Plotting code records
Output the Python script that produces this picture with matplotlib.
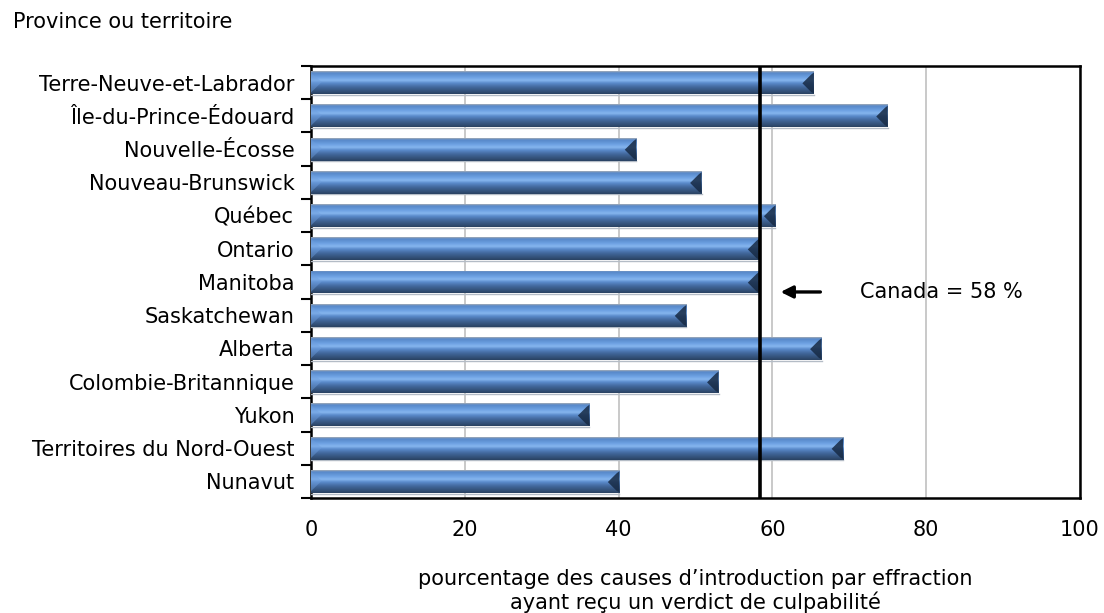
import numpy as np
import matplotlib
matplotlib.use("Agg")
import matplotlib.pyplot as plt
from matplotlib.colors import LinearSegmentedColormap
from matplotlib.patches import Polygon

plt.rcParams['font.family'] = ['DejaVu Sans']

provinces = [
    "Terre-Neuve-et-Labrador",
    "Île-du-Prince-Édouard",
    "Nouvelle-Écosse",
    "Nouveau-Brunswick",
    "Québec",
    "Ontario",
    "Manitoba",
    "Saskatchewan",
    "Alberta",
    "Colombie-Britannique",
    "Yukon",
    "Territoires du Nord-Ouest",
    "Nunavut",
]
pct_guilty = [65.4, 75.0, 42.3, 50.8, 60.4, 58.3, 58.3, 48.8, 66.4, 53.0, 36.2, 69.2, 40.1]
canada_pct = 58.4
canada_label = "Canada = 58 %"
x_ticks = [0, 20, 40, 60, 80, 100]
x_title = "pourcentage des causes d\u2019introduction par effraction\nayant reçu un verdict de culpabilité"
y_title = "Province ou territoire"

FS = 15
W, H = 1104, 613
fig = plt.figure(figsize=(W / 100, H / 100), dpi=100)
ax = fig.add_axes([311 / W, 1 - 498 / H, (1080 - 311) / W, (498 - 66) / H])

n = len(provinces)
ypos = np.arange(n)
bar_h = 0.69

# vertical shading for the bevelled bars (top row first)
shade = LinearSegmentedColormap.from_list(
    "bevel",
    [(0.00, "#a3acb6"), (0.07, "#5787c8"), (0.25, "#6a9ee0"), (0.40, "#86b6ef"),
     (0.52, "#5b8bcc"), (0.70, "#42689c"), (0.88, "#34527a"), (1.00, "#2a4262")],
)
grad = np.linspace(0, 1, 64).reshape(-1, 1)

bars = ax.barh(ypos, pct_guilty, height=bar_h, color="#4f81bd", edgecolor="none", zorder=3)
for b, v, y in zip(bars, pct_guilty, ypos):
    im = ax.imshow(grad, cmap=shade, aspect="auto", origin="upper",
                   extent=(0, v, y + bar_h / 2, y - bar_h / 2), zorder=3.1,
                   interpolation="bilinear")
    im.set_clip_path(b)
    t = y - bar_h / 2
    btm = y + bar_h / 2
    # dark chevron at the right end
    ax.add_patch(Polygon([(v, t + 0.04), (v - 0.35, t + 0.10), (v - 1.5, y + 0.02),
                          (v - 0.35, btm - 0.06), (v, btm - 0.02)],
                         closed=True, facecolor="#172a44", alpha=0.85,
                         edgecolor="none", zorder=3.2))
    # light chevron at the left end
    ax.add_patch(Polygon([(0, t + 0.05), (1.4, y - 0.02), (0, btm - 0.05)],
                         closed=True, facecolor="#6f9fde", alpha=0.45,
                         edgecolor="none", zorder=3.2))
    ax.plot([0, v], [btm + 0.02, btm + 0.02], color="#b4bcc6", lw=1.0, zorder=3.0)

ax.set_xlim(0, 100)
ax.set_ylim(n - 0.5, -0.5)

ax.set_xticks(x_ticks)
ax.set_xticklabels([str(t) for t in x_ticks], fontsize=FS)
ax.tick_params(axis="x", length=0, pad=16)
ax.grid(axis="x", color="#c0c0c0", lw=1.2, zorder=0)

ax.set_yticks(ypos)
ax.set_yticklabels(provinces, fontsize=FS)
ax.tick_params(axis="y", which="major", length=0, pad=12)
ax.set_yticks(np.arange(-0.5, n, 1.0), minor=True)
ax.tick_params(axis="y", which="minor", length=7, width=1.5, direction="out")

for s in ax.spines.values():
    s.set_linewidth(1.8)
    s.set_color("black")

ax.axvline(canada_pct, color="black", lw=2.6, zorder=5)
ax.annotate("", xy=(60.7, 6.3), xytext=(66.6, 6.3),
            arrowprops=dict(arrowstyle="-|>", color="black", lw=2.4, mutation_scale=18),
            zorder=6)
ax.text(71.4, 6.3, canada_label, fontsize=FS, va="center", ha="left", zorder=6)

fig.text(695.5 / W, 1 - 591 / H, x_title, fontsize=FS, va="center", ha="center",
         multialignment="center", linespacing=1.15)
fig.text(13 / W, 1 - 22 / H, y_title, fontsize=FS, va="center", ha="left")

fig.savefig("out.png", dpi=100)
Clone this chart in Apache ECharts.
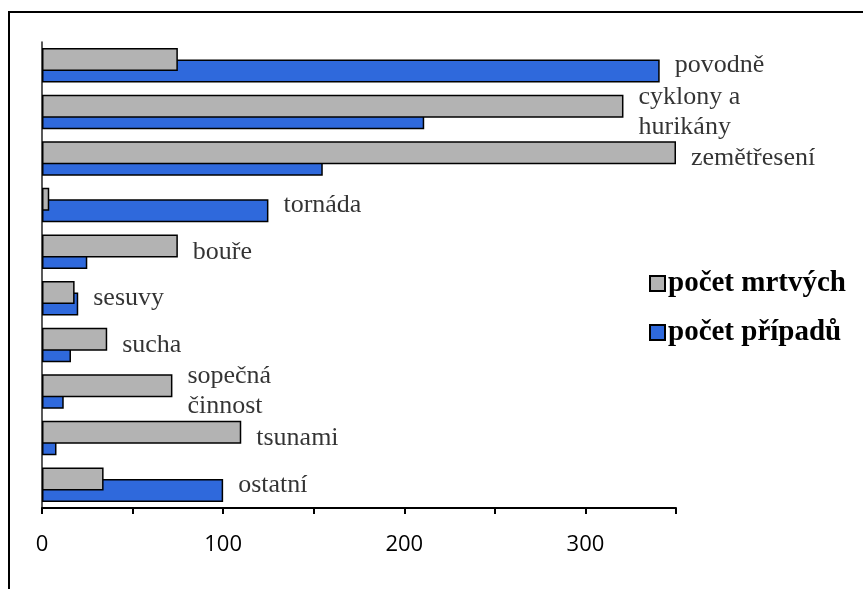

* [What needs to be done]:
Copy the records above exactly. The pictures are not part of the copy.

* [The completed task]:
Output the Python script that produces this picture with matplotlib.
import numpy as np
import matplotlib
matplotlib.use("Agg")
import matplotlib.pyplot as plt
from matplotlib.colors import LinearSegmentedColormap
from matplotlib.patches import Polygon

plt.rcParams['font.family'] = ['DejaVu Sans']

provinces = [
    "Terre-Neuve-et-Labrador",
    "Île-du-Prince-Édouard",
    "Nouvelle-Écosse",
    "Nouveau-Brunswick",
    "Québec",
    "Ontario",
    "Manitoba",
    "Saskatchewan",
    "Alberta",
    "Colombie-Britannique",
    "Yukon",
    "Territoires du Nord-Ouest",
    "Nunavut",
]
pct_guilty = [65.4, 75.0, 42.3, 50.8, 60.4, 58.3, 58.3, 48.8, 66.4, 53.0, 36.2, 69.2, 40.1]
canada_pct = 58.4
canada_label = "Canada = 58 %"
x_ticks = [0, 20, 40, 60, 80, 100]
x_title = "pourcentage des causes d\u2019introduction par effraction\nayant reçu un verdict de culpabilité"
y_title = "Province ou territoire"

FS = 15
W, H = 1104, 613
fig = plt.figure(figsize=(W / 100, H / 100), dpi=100)
ax = fig.add_axes([311 / W, 1 - 498 / H, (1080 - 311) / W, (498 - 66) / H])

n = len(provinces)
ypos = np.arange(n)
bar_h = 0.69

# vertical shading for the bevelled bars (top row first)
shade = LinearSegmentedColormap.from_list(
    "bevel",
    [(0.00, "#a3acb6"), (0.07, "#5787c8"), (0.25, "#6a9ee0"), (0.40, "#86b6ef"),
     (0.52, "#5b8bcc"), (0.70, "#42689c"), (0.88, "#34527a"), (1.00, "#2a4262")],
)
grad = np.linspace(0, 1, 64).reshape(-1, 1)

bars = ax.barh(ypos, pct_guilty, height=bar_h, color="#4f81bd", edgecolor="none", zorder=3)
for b, v, y in zip(bars, pct_guilty, ypos):
    im = ax.imshow(grad, cmap=shade, aspect="auto", origin="upper",
                   extent=(0, v, y + bar_h / 2, y - bar_h / 2), zorder=3.1,
                   interpolation="bilinear")
    im.set_clip_path(b)
    t = y - bar_h / 2
    btm = y + bar_h / 2
    # dark chevron at the right end
    ax.add_patch(Polygon([(v, t + 0.04), (v - 0.35, t + 0.10), (v - 1.5, y + 0.02),
                          (v - 0.35, btm - 0.06), (v, btm - 0.02)],
                         closed=True, facecolor="#172a44", alpha=0.85,
                         edgecolor="none", zorder=3.2))
    # light chevron at the left end
    ax.add_patch(Polygon([(0, t + 0.05), (1.4, y - 0.02), (0, btm - 0.05)],
                         closed=True, facecolor="#6f9fde", alpha=0.45,
                         edgecolor="none", zorder=3.2))
    ax.plot([0, v], [btm + 0.02, btm + 0.02], color="#b4bcc6", lw=1.0, zorder=3.0)

ax.set_xlim(0, 100)
ax.set_ylim(n - 0.5, -0.5)

ax.set_xticks(x_ticks)
ax.set_xticklabels([str(t) for t in x_ticks], fontsize=FS)
ax.tick_params(axis="x", length=0, pad=16)
ax.grid(axis="x", color="#c0c0c0", lw=1.2, zorder=0)

ax.set_yticks(ypos)
ax.set_yticklabels(provinces, fontsize=FS)
ax.tick_params(axis="y", which="major", length=0, pad=12)
ax.set_yticks(np.arange(-0.5, n, 1.0), minor=True)
ax.tick_params(axis="y", which="minor", length=7, width=1.5, direction="out")

for s in ax.spines.values():
    s.set_linewidth(1.8)
    s.set_color("black")

ax.axvline(canada_pct, color="black", lw=2.6, zorder=5)
ax.annotate("", xy=(60.7, 6.3), xytext=(66.6, 6.3),
            arrowprops=dict(arrowstyle="-|>", color="black", lw=2.4, mutation_scale=18),
            zorder=6)
ax.text(71.4, 6.3, canada_label, fontsize=FS, va="center", ha="left", zorder=6)

fig.text(695.5 / W, 1 - 591 / H, x_title, fontsize=FS, va="center", ha="center",
         multialignment="center", linespacing=1.15)
fig.text(13 / W, 1 - 22 / H, y_title, fontsize=FS, va="center", ha="left")

fig.savefig("out.png", dpi=100)
Clone this chart in Apache ECharts.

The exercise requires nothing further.